Sunday, December 07, 2008

Mas afinal, o quen é que a direita queria do Sá Carneiro?

Blasfemos, atlânticos e insurgentes andam entretidos com o Sá Carneiro. Mas não é sobre isso que vou escrever. Vou antes concentrar-me no que Rui Ramos escreveu há uns tempos:

Aqueles que nele se revêem deveriam talvez comemorar outro Novembro, o de 1977, quando Sá Carneiro, ao abandonar a presidência do PSD, iniciou a ruptura com o pacto de transição instituído em Novembro de 1975. Uma ruptura que a morte de Sá Carneiro, a 4 de Dezembro de 1980, impediu fosse totalmente consumada.
Onde é que Rui Ramos pretende chegar com isto? Se se refere ao fim do Conselho da Revolução e constrangimentos afins, tal foi realizado em 1982 (e creio que, de qualquer maneira, tal extinção a prazo já estaria prevista no Pacto MFA-Partidos). Logo imagino que a ruptura a que Rui Ramos se refere tenha a ver com os artigos da Constituição que falavam nas "nacionalizações irreversíveis", da "reforma agrária", da marcha para uma "sociedade sem classes", etc.

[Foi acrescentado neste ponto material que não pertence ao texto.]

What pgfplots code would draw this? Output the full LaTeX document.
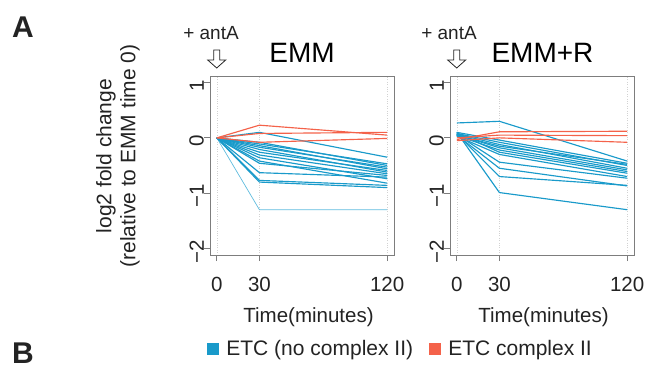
\documentclass[border=0pt]{standalone}
\usepackage{pgfplots}
\pgfplotsset{compat=1.18}
\usepackage{fontspec}
\setmainfont{Liberation Sans}
\definecolor{etcblue}{RGB}{25,154,202}
\definecolor{etcred}{RGB}{244,98,74}
\definecolor{etclight}{RGB}{95,188,222}
\definecolor{boxgray}{RGB}{125,125,125}
\definecolor{txt}{RGB}{35,35,35}
\pgfplotsset{
 panel/.style={
  scale only axis, width=184pt, height=179pt, anchor=south west,
  xmin=-4.8, xmax=124.8, ymin=-2.12, ymax=1.12,
  xtick={0,30,120}, xticklabels={0,30,120},
  ytick={-2,-1,0,1}, yticklabels={−2,−1,0,1},
  xtick pos=left, ytick pos=left,
  tick align=outside, major tick length=6pt,
  axis line style={boxgray, line width=0.9pt},
  every tick/.style={boxgray, line width=0.9pt},
  xmajorgrids, major grid style={dotted, gray!35, line width=0.6pt},
  tick label style={font=\fontsize{20.5}{24}\selectfont, text=txt},
  xticklabel style={anchor=north, inner sep=0pt, yshift=-16pt},
  yticklabel style={rotate=90, anchor=south, inner sep=0pt, xshift=-3pt},
  every axis plot/.append style={line width=1.15pt, mark=none},
  /pgf/number format/assume math mode=true,
 }
}
\begin{document}
\begin{tikzpicture}[x=1pt,y=1pt]
\useasboundingbox (0,0) rectangle (651,370);
% ---------------- EMM ----------------
\begin{axis}[panel, at={(210pt,115pt)},
  legend style={draw=none, fill=none, inner sep=0pt, at={(-0.016,-0.525)}, anchor=west,
    legend columns=2, font=\fontsize{21}{25}\selectfont, text=txt,
    /tikz/every odd column/.append style={column sep=5pt},
    /tikz/every even column/.append style={column sep=14pt}},
  legend cell align=left]
\addlegendimage{legend image code/.code={\fill[etcblue] (0pt,-5.5pt) rectangle (11pt,5.5pt);}}
\addlegendentry{ETC (no complex II)}
\addlegendimage{legend image code/.code={\fill[etcred] (0pt,-5.5pt) rectangle (11pt,5.5pt);}}
\addlegendentry{ETC complex II}
\addplot[etclight, line width=0.7pt] coordinates {(0,0) (30,-1.30) (120,-1.30)};
\addplot[etcblue] coordinates {(0,0) (30,0.10) (120,-0.35)};
\addplot[etcblue] coordinates {(0,0) (30,-0.08) (120,-0.50)};
\addplot[etcblue] coordinates {(0,0) (30,-0.11) (120,-0.47)};
\addplot[etcblue] coordinates {(0,0) (30,-0.14) (120,-0.56)};
\addplot[etcblue] coordinates {(0,0) (30,-0.17) (120,-0.53)};
\addplot[etcblue] coordinates {(0,0) (30,-0.21) (120,-0.62)};
\addplot[etcblue] coordinates {(0,0) (30,-0.26) (120,-0.59)};
\addplot[etcblue] coordinates {(0,0) (30,-0.31) (120,-0.65)};
\addplot[etcblue] coordinates {(0,0) (30,-0.36) (120,-0.74)};
\addplot[etcblue] coordinates {(0,0) (30,-0.42) (120,-0.82)};
\addplot[etcblue] coordinates {(0,0) (30,-0.46) (120,-0.68)};
\addplot[etcblue] coordinates {(0,0) (30,-0.63) (120,-0.71)};
\addplot[etcblue] coordinates {(0,0) (30,-0.77) (120,-0.86)};
\addplot[etcblue] coordinates {(0,0) (30,-0.80) (120,-0.90)};
\addplot[etcred] coordinates {(0,0) (30,0.23) (120,0.05)};
\addplot[etcred] coordinates {(0,0) (30,0.08) (120,0.10)};
\addplot[etcred] coordinates {(0,0) (30,-0.08) (120,-0.01)};
\end{axis}
% ---------------- EMM+R ----------------
\begin{axis}[panel, at={(450pt,115pt)}]
\addplot[etcblue] coordinates {(0,0.27) (30,0.30) (120,-0.42)};
\addplot[etcblue] coordinates {(0,0.10) (30,-0.04) (120,-0.46)};
\addplot[etcblue] coordinates {(0,0.08) (30,-0.08) (120,-0.50)};
\addplot[etcblue] coordinates {(0,0.07) (30,-0.12) (120,-0.55)};
\addplot[etcblue] coordinates {(0,0.05) (30,-0.15) (120,-0.48)};
\addplot[etcblue] coordinates {(0,0.06) (30,-0.18) (120,-0.58)};
\addplot[etcblue] coordinates {(0,0.04) (30,-0.22) (120,-0.61)};
\addplot[etcblue] coordinates {(0,0.09) (30,-0.26) (120,-0.64)};
\addplot[etcblue] coordinates {(0,0.03) (30,-0.30) (120,-0.70)};
\addplot[etcblue] coordinates {(0,0.06) (30,-0.44) (120,-0.73)};
\addplot[etcblue] coordinates {(0,0.05) (30,-0.55) (120,-0.87)};
\addplot[etcblue] coordinates {(0,0.07) (30,-0.70) (120,-0.86)};
\addplot[etcblue] coordinates {(0,0.10) (30,-0.99) (120,-1.30)};
\addplot[etcred] coordinates {(0,-0.03) (30,0.11) (120,0.12)};
\addplot[etcred] coordinates {(0,0.00) (30,0.05) (120,0.04)};
\addplot[etcred] coordinates {(0,-0.05) (30,0.00) (120,-0.08)};
\end{axis}
% ---------------- annotations ----------------
\node[anchor=base west, font=\bfseries\fontsize{30}{30}\selectfont, text=txt, inner sep=0pt] at (12,332) {A};
\node[anchor=base west, font=\bfseries\fontsize{30}{30}\selectfont, text=txt, inner sep=0pt] at (12,7) {B};
\node[anchor=base, font=\fontsize{28}{28}\selectfont, inner sep=0pt] at (302,307) {EMM};
\node[anchor=base, font=\fontsize{28}{28}\selectfont, inner sep=0pt] at (542.5,307) {EMM+R};
\node[anchor=base, font=\fontsize{19}{19}\selectfont, text=txt, inner sep=0pt] at (211,330) {+ antA};
\node[anchor=base, font=\fontsize{19}{19}\selectfont, text=txt, inner sep=0pt] at (449,330) {+ antA};
\draw[txt, line width=0.8pt, fill=white] (213.7,320) -- (219.7,320) -- (219.7,310) -- (225.7,310) -- (216.7,302) -- (207.7,310) -- (213.7,310) -- cycle;
\draw[txt, line width=0.8pt, fill=white] (453.7,320) -- (459.7,320) -- (459.7,310) -- (465.7,310) -- (456.7,302) -- (447.7,310) -- (453.7,310) -- cycle;
\node[anchor=base, font=\fontsize{20.5}{20.5}\selectfont, text=txt, inner sep=0pt] at (308.5,48) {Time(minutes)};
\node[anchor=base, font=\fontsize{20.5}{20.5}\selectfont, text=txt, inner sep=0pt] at (543.5,48) {Time(minutes)};
\node[rotate=90, align=center, font=\fontsize{21}{24}\selectfont, text=txt, inner sep=0pt] at (118,214) {log2 fold change\\(relative to EMM time 0)};
\end{tikzpicture}
\end{document}
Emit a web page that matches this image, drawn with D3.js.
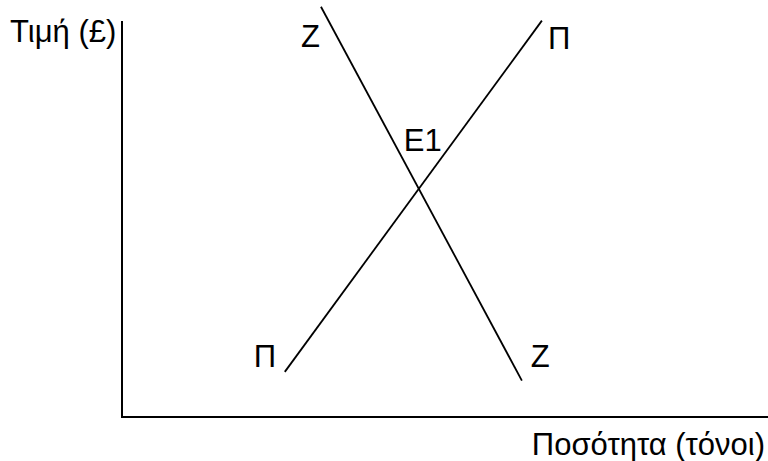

Em primeiro lugar, acho que interessante que os liberais, por um lado tão defensores da "democracia limitada", sejam tão críticos da carga ideológica que a Constituição portuguesa tinha (tem?). Afinal, eles também são a favor de uma "Constituição ideológica" (que, por exemplo, garanta a protecção da propriedade privada) - o único problema deles parece-me ser com o conteúdo concreto da "carga ideológica" da Constituição, não com a ideia abstracta de uma Constituição ter "carga ideológica".

Mas não é esse o ponto que me interessa elucidar, mas outro - é que a tal carga ideológica manteve-se em 1982 porque o PS recusou alterá-lo, não havendo portanto os 2/3 necessários para tal. Em que medida a sobrevivência física de Sá Carneiro alteraria isso?

Só vejo um cenário (posso estar errado, mas parece-me o único cenário relativamente lógico) que pudesse explicar o raciocínio de Rui Ramos e dos seus admiradores: em primeiro lugar, eles estão assumindo que, se Sá Carneiro não tivesse morrido, Soares Carneiro teria sido eleito Presidente da República (parece-me um non sequitur, mas é um non sequitur tão usual numa certa área política que vou deixar isso de lado). Depois, com "uma maioria, um governo, um presidente", a AD iria romper a ordem constitucional (tecnicamente, estaríamos em presença de um golpe de estado, variante "auto-golpe") e submeter uma nova constituição a referendo, em vez de ter que obter uma maioria qualificada na A.R. (ou seja, excluir o PS do processo de revisão constitucional).

Assim (se o "sim" ganhasse o referendo) teríamos uma nova Constituição, feita à revelia dos partidos da oposição, que, entre outras coisas, provavelmente conteria uma nova lei eleitoral redutora da proporcionalidade (aquele "atenuem a pulverização partidária" não deixa dúvidas), permitindo à AD manter-se no poder mesmo com a maioria do povo português votando à esquerda, como era usual na altura (porquê? porque, devido às menores diferenças ideológicas, ao peso da história e à maior diferença entre o peso relativo entre os partidos, é muito mais fácil o PSD e o CDS entenderem-se do que o PS e o PCP; logo, um sistema de proporcionalidade reduzida, favorecendo artificialmente o partido/coligação mais votado/a iria favorecer a direita).

Não faço ideia se era isto que Sá Carneiro ou Rui Ramos tinham em mente, mas, se era, parece-me que não seria descabido chamar a isso "golpismo", "demodura" ou (para usar um termo muito popular pelas bandas do atlântico) "democracia iliberal" (é verdade que o regime de 1980, sujeito à tutela de uma junta-militar-com-outro-nome também não era plenamente democrático).

Não que isso desse razão às inscrições de parede de que ainda me lembro - "Queres o fascismo? Então vota AD!"; ainda há uma grande diferença entre isso e "fascismo"(a melhor analogia talvez fosse com a França gaullista dos anos 60).

1 comment:

Unknown said...

É curioso ver muitos dos que protestavam abertamente por a Constituição portuguesa ter carga ideológica, aderirem sem problemas à Constituição Europeia/Tratado de Lisboa que tem uma carga ideológica fortissima embora muito diferente da da antiga Constituição saída do 25 de Abril.